THE REQUEST: Copy out the listing in full, exactly as written, but not its pictures.

┌─ GIVEN DATA

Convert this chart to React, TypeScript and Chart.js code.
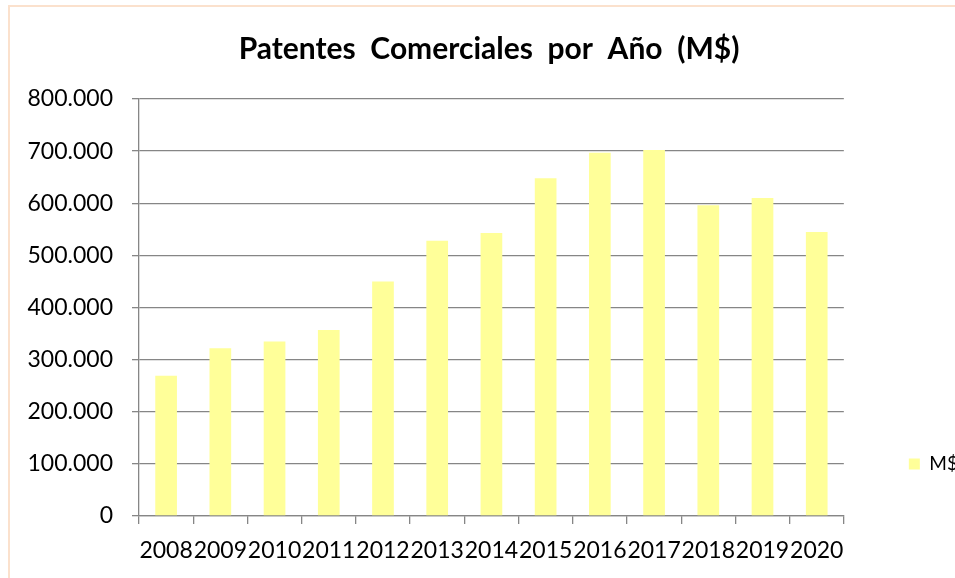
import React, { useEffect, useRef } from "react";
import { Chart, registerables } from "chart.js";

Chart.register(...registerables);

const categories = ["2008", "2009", "2010", "2011", "2012", "2013", "2014", "2015", "2016", "2017", "2018", "2019", "2020"];
const values = [269000, 322000, 335000, 357000, 450000, 528000, 543000, 648000, 697000, 702000, 596000, 610000, 545000];
const seriesLabel = "M$";
const titleText = "Patentes  Comerciales  por  Año  (M$)";
const yMin = 0;
const yMax = 800000;
const yStep = 100000;

const FONT = "Lato, 'Open Sans', sans-serif";
const GRID = "#868686";

function fmt(v: number): string {
  return String(v).replace(/\B(?=(\d{3})+(?!\d))/g, ".");
}

const CANVAS_LEFT = 10;
const CANVAS_TOP = 6;
const CANVAS_W = 958;
const CANVAS_H = 916;

export default function App() {
  const ref = useRef<HTMLCanvasElement | null>(null);

  useEffect(() => {
    if (!ref.current) return;
    const chart = new Chart(ref.current, {
      type: "bar",
      data: {
        labels: categories,
        datasets: [
          {
            label: seriesLabel,
            data: values,
            backgroundColor: "#FFFF99",
            borderWidth: 0,
            barPercentage: 0.4,
            categoryPercentage: 1,
          },
        ],
      },
      options: {
        responsive: false,
        animation: false,
        maintainAspectRatio: false,
        layout: { padding: 0 },
        plugins: {
          tooltip: { enabled: false },
          title: {
            display: true,
            text: titleText,
            color: "#000",
            font: { family: FONT, size: 30, weight: "bold", lineHeight: 1.2 },
            padding: { top: 25, bottom: 32 },
          },
          legend: {
            display: true,
            position: "right",
            labels: {
              boxWidth: 11,
              boxHeight: 11,
              padding: 65,
              color: "#000",
              font: { family: FONT, size: 19 },
            },
          },
        },
        scales: {
          x: {
            offset: true,
            grid: {
              offset: true,
              display: true,
              drawOnChartArea: false,
              drawTicks: true,
              tickLength: 8,
              color: GRID,
              lineWidth: 1.3,
            },
            border: { display: true, color: GRID, width: 1.3 },
            ticks: {
              autoSkip: false,
              maxRotation: 0,
              minRotation: 0,
              padding: 13,
              color: "#000",
              font: { family: FONT, size: 23 },
            },
            afterFit: (scale: any) => {
              scale.height = CANVAS_TOP + CANVAS_H - 516;
            },
          },
          y: {
            min: yMin,
            max: yMax,
            grid: {
              display: true,
              drawOnChartArea: true,
              drawTicks: true,
              tickLength: 7,
              color: GRID,
              lineWidth: 1.3,
            },
            border: { display: true, color: GRID, width: 1.3 },
            ticks: {
              stepSize: yStep,
              padding: 19,
              color: "#000",
              font: { family: FONT, size: 23 },
              callback: (v: any) => fmt(Number(v)),
            },
            afterFit: (scale: any) => {
              scale.width = 139 - CANVAS_LEFT;
            },
          },
        },
      },
    });
    return () => chart.destroy();
  }, []);

  return (
    <div
      style={{
        position: "fixed",
        left: 0,
        top: 0,
        width: 955,
        height: 578,
        overflow: "hidden",
        background: "#fff",
      }}
    >
      <div
        style={{
          position: "absolute",
          left: 8,
          top: 5,
          width: 1100,
          height: 1000,
          border: "2px solid #FBE1CD",
          background: "#fff",
        }}
      />
      <canvas
        ref={ref}
        width={CANVAS_W}
        height={CANVAS_H}
        style={{ position: "absolute", left: CANVAS_LEFT, top: CANVAS_TOP, width: CANVAS_W, height: CANVAS_H }}
      />
    </div>
  );
}
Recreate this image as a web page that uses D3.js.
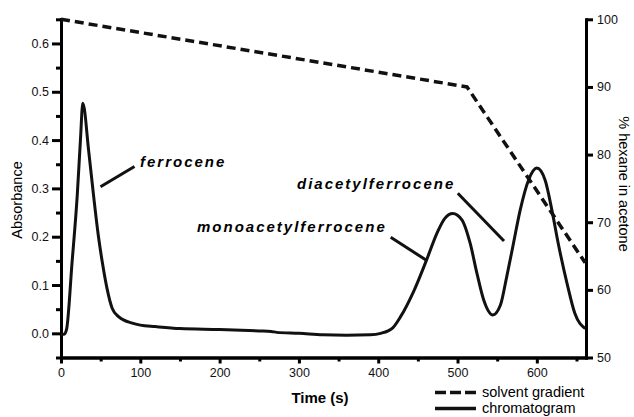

└─

OUTPUT:
Convert this chart to React, TypeScript and Chart.js code.
import React, { useEffect, useRef } from "react";
import { Chart, registerables } from "chart.js";

Chart.register(...registerables);

const categories = ["2008", "2009", "2010", "2011", "2012", "2013", "2014", "2015", "2016", "2017", "2018", "2019", "2020"];
const values = [269000, 322000, 335000, 357000, 450000, 528000, 543000, 648000, 697000, 702000, 596000, 610000, 545000];
const seriesLabel = "M$";
const titleText = "Patentes  Comerciales  por  Año  (M$)";
const yMin = 0;
const yMax = 800000;
const yStep = 100000;

const FONT = "Lato, 'Open Sans', sans-serif";
const GRID = "#868686";

function fmt(v: number): string {
  return String(v).replace(/\B(?=(\d{3})+(?!\d))/g, ".");
}

const CANVAS_LEFT = 10;
const CANVAS_TOP = 6;
const CANVAS_W = 958;
const CANVAS_H = 916;

export default function App() {
  const ref = useRef<HTMLCanvasElement | null>(null);

  useEffect(() => {
    if (!ref.current) return;
    const chart = new Chart(ref.current, {
      type: "bar",
      data: {
        labels: categories,
        datasets: [
          {
            label: seriesLabel,
            data: values,
            backgroundColor: "#FFFF99",
            borderWidth: 0,
            barPercentage: 0.4,
            categoryPercentage: 1,
          },
        ],
      },
      options: {
        responsive: false,
        animation: false,
        maintainAspectRatio: false,
        layout: { padding: 0 },
        plugins: {
          tooltip: { enabled: false },
          title: {
            display: true,
            text: titleText,
            color: "#000",
            font: { family: FONT, size: 30, weight: "bold", lineHeight: 1.2 },
            padding: { top: 25, bottom: 32 },
          },
          legend: {
            display: true,
            position: "right",
            labels: {
              boxWidth: 11,
              boxHeight: 11,
              padding: 65,
              color: "#000",
              font: { family: FONT, size: 19 },
            },
          },
        },
        scales: {
          x: {
            offset: true,
            grid: {
              offset: true,
              display: true,
              drawOnChartArea: false,
              drawTicks: true,
              tickLength: 8,
              color: GRID,
              lineWidth: 1.3,
            },
            border: { display: true, color: GRID, width: 1.3 },
            ticks: {
              autoSkip: false,
              maxRotation: 0,
              minRotation: 0,
              padding: 13,
              color: "#000",
              font: { family: FONT, size: 23 },
            },
            afterFit: (scale: any) => {
              scale.height = CANVAS_TOP + CANVAS_H - 516;
            },
          },
          y: {
            min: yMin,
            max: yMax,
            grid: {
              display: true,
              drawOnChartArea: true,
              drawTicks: true,
              tickLength: 7,
              color: GRID,
              lineWidth: 1.3,
            },
            border: { display: true, color: GRID, width: 1.3 },
            ticks: {
              stepSize: yStep,
              padding: 19,
              color: "#000",
              font: { family: FONT, size: 23 },
              callback: (v: any) => fmt(Number(v)),
            },
            afterFit: (scale: any) => {
              scale.width = 139 - CANVAS_LEFT;
            },
          },
        },
      },
    });
    return () => chart.destroy();
  }, []);

  return (
    <div
      style={{
        position: "fixed",
        left: 0,
        top: 0,
        width: 955,
        height: 578,
        overflow: "hidden",
        background: "#fff",
      }}
    >
      <div
        style={{
          position: "absolute",
          left: 8,
          top: 5,
          width: 1100,
          height: 1000,
          border: "2px solid #FBE1CD",
          background: "#fff",
        }}
      />
      <canvas
        ref={ref}
        width={CANVAS_W}
        height={CANVAS_H}
        style={{ position: "absolute", left: CANVAS_LEFT, top: CANVAS_TOP, width: CANVAS_W, height: CANVAS_H }}
      />
    </div>
  );
}
Recreate this image as a web page that uses D3.js.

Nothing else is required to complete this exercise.